What is needed:
Set down the full listing exactly as given. Any pictures are to be left out.

Provided material:
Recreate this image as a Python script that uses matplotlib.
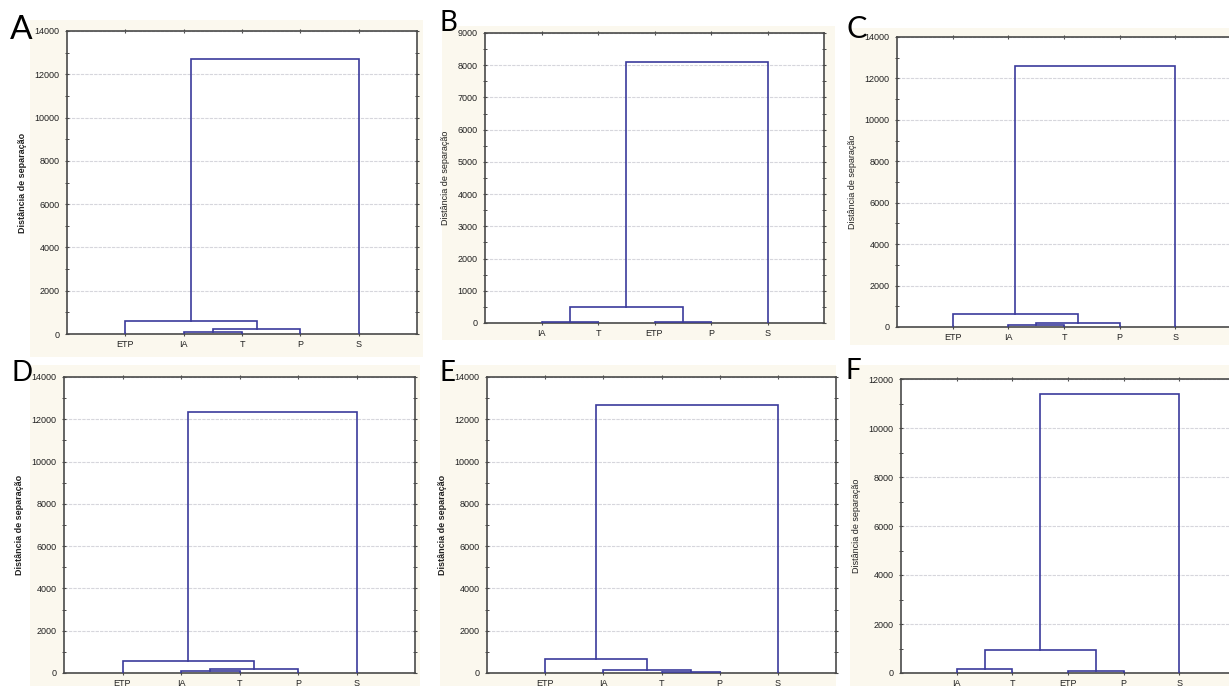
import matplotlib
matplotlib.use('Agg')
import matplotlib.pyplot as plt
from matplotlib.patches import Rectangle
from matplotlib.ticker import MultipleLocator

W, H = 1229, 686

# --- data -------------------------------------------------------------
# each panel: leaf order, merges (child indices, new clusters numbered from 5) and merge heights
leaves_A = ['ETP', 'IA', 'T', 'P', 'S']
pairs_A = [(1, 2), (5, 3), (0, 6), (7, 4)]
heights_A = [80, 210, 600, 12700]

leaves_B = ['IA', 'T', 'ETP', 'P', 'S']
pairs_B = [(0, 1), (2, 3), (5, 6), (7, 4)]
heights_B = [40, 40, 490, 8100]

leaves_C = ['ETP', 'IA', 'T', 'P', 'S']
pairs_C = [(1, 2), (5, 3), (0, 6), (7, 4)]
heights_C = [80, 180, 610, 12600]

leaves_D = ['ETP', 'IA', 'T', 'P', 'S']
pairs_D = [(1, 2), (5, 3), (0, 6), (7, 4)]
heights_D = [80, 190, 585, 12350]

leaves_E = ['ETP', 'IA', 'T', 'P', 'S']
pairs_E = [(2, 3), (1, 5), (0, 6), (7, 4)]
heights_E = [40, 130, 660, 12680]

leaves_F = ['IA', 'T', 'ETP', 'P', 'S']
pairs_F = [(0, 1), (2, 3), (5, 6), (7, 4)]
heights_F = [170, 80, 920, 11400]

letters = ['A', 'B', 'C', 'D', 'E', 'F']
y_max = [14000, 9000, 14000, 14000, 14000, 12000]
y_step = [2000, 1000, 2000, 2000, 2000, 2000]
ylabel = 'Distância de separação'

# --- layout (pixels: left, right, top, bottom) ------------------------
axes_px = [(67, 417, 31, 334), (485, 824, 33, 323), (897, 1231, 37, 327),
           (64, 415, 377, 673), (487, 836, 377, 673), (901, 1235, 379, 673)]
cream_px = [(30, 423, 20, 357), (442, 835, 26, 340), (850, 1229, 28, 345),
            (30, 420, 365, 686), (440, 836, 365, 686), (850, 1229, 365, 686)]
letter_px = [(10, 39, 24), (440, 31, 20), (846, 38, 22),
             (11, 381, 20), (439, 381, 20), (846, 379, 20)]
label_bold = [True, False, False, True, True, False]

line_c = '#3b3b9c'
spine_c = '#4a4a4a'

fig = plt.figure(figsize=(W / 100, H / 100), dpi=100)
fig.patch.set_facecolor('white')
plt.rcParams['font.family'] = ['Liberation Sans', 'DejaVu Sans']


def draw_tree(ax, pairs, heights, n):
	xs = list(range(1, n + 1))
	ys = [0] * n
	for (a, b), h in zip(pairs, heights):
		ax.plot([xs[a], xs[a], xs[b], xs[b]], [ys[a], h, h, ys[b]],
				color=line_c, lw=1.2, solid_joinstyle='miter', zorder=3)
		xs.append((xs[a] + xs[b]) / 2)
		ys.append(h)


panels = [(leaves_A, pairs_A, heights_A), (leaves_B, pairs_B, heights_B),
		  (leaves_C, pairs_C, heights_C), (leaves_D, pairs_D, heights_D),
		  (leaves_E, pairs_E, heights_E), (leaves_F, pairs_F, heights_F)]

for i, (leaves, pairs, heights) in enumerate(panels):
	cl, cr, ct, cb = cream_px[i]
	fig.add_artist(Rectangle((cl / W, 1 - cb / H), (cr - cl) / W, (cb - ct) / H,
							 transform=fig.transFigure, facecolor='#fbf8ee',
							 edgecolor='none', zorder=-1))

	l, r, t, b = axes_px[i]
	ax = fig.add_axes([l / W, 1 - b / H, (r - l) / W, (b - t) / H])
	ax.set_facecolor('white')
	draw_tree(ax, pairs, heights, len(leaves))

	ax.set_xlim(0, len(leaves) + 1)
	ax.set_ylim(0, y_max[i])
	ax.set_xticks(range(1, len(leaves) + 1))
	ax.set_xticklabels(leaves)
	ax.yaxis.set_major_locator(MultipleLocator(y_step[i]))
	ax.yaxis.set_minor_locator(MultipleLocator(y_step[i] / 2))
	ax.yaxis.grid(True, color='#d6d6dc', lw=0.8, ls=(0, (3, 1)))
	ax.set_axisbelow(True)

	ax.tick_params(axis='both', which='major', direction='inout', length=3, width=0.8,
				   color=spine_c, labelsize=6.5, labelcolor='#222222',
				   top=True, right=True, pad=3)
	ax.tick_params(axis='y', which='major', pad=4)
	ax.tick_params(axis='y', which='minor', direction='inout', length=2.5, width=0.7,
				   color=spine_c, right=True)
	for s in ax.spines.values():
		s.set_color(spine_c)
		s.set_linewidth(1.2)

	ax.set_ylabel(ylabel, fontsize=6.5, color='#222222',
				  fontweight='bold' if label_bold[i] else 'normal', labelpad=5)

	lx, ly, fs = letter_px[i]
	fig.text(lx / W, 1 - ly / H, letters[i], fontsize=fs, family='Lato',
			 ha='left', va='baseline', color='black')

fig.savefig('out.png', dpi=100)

Solved exercise:
Recreate this image as a Python script that uses matplotlib.
import matplotlib
matplotlib.use('Agg')
import matplotlib.pyplot as plt
from matplotlib.patches import Rectangle
from matplotlib.ticker import MultipleLocator

W, H = 1229, 686

# --- data -------------------------------------------------------------
# each panel: leaf order, merges (child indices, new clusters numbered from 5) and merge heights
leaves_A = ['ETP', 'IA', 'T', 'P', 'S']
pairs_A = [(1, 2), (5, 3), (0, 6), (7, 4)]
heights_A = [80, 210, 600, 12700]

leaves_B = ['IA', 'T', 'ETP', 'P', 'S']
pairs_B = [(0, 1), (2, 3), (5, 6), (7, 4)]
heights_B = [40, 40, 490, 8100]

leaves_C = ['ETP', 'IA', 'T', 'P', 'S']
pairs_C = [(1, 2), (5, 3), (0, 6), (7, 4)]
heights_C = [80, 180, 610, 12600]

leaves_D = ['ETP', 'IA', 'T', 'P', 'S']
pairs_D = [(1, 2), (5, 3), (0, 6), (7, 4)]
heights_D = [80, 190, 585, 12350]

leaves_E = ['ETP', 'IA', 'T', 'P', 'S']
pairs_E = [(2, 3), (1, 5), (0, 6), (7, 4)]
heights_E = [40, 130, 660, 12680]

leaves_F = ['IA', 'T', 'ETP', 'P', 'S']
pairs_F = [(0, 1), (2, 3), (5, 6), (7, 4)]
heights_F = [170, 80, 920, 11400]

letters = ['A', 'B', 'C', 'D', 'E', 'F']
y_max = [14000, 9000, 14000, 14000, 14000, 12000]
y_step = [2000, 1000, 2000, 2000, 2000, 2000]
ylabel = 'Distância de separação'

# --- layout (pixels: left, right, top, bottom) ------------------------
axes_px = [(67, 417, 31, 334), (485, 824, 33, 323), (897, 1231, 37, 327),
           (64, 415, 377, 673), (487, 836, 377, 673), (901, 1235, 379, 673)]
cream_px = [(30, 423, 20, 357), (442, 835, 26, 340), (850, 1229, 28, 345),
            (30, 420, 365, 686), (440, 836, 365, 686), (850, 1229, 365, 686)]
letter_px = [(10, 39, 24), (440, 31, 20), (846, 38, 22),
             (11, 381, 20), (439, 381, 20), (846, 379, 20)]
label_bold = [True, False, False, True, True, False]

line_c = '#3b3b9c'
spine_c = '#4a4a4a'

fig = plt.figure(figsize=(W / 100, H / 100), dpi=100)
fig.patch.set_facecolor('white')
plt.rcParams['font.family'] = ['Liberation Sans', 'DejaVu Sans']


def draw_tree(ax, pairs, heights, n):
	xs = list(range(1, n + 1))
	ys = [0] * n
	for (a, b), h in zip(pairs, heights):
		ax.plot([xs[a], xs[a], xs[b], xs[b]], [ys[a], h, h, ys[b]],
				color=line_c, lw=1.2, solid_joinstyle='miter', zorder=3)
		xs.append((xs[a] + xs[b]) / 2)
		ys.append(h)


panels = [(leaves_A, pairs_A, heights_A), (leaves_B, pairs_B, heights_B),
		  (leaves_C, pairs_C, heights_C), (leaves_D, pairs_D, heights_D),
		  (leaves_E, pairs_E, heights_E), (leaves_F, pairs_F, heights_F)]

for i, (leaves, pairs, heights) in enumerate(panels):
	cl, cr, ct, cb = cream_px[i]
	fig.add_artist(Rectangle((cl / W, 1 - cb / H), (cr - cl) / W, (cb - ct) / H,
							 transform=fig.transFigure, facecolor='#fbf8ee',
							 edgecolor='none', zorder=-1))

	l, r, t, b = axes_px[i]
	ax = fig.add_axes([l / W, 1 - b / H, (r - l) / W, (b - t) / H])
	ax.set_facecolor('white')
	draw_tree(ax, pairs, heights, len(leaves))

	ax.set_xlim(0, len(leaves) + 1)
	ax.set_ylim(0, y_max[i])
	ax.set_xticks(range(1, len(leaves) + 1))
	ax.set_xticklabels(leaves)
	ax.yaxis.set_major_locator(MultipleLocator(y_step[i]))
	ax.yaxis.set_minor_locator(MultipleLocator(y_step[i] / 2))
	ax.yaxis.grid(True, color='#d6d6dc', lw=0.8, ls=(0, (3, 1)))
	ax.set_axisbelow(True)

	ax.tick_params(axis='both', which='major', direction='inout', length=3, width=0.8,
				   color=spine_c, labelsize=6.5, labelcolor='#222222',
				   top=True, right=True, pad=3)
	ax.tick_params(axis='y', which='major', pad=4)
	ax.tick_params(axis='y', which='minor', direction='inout', length=2.5, width=0.7,
				   color=spine_c, right=True)
	for s in ax.spines.values():
		s.set_color(spine_c)
		s.set_linewidth(1.2)

	ax.set_ylabel(ylabel, fontsize=6.5, color='#222222',
				  fontweight='bold' if label_bold[i] else 'normal', labelpad=5)

	lx, ly, fs = letter_px[i]
	fig.text(lx / W, 1 - ly / H, letters[i], fontsize=fs, family='Lato',
			 ha='left', va='baseline', color='black')

fig.savefig('out.png', dpi=100)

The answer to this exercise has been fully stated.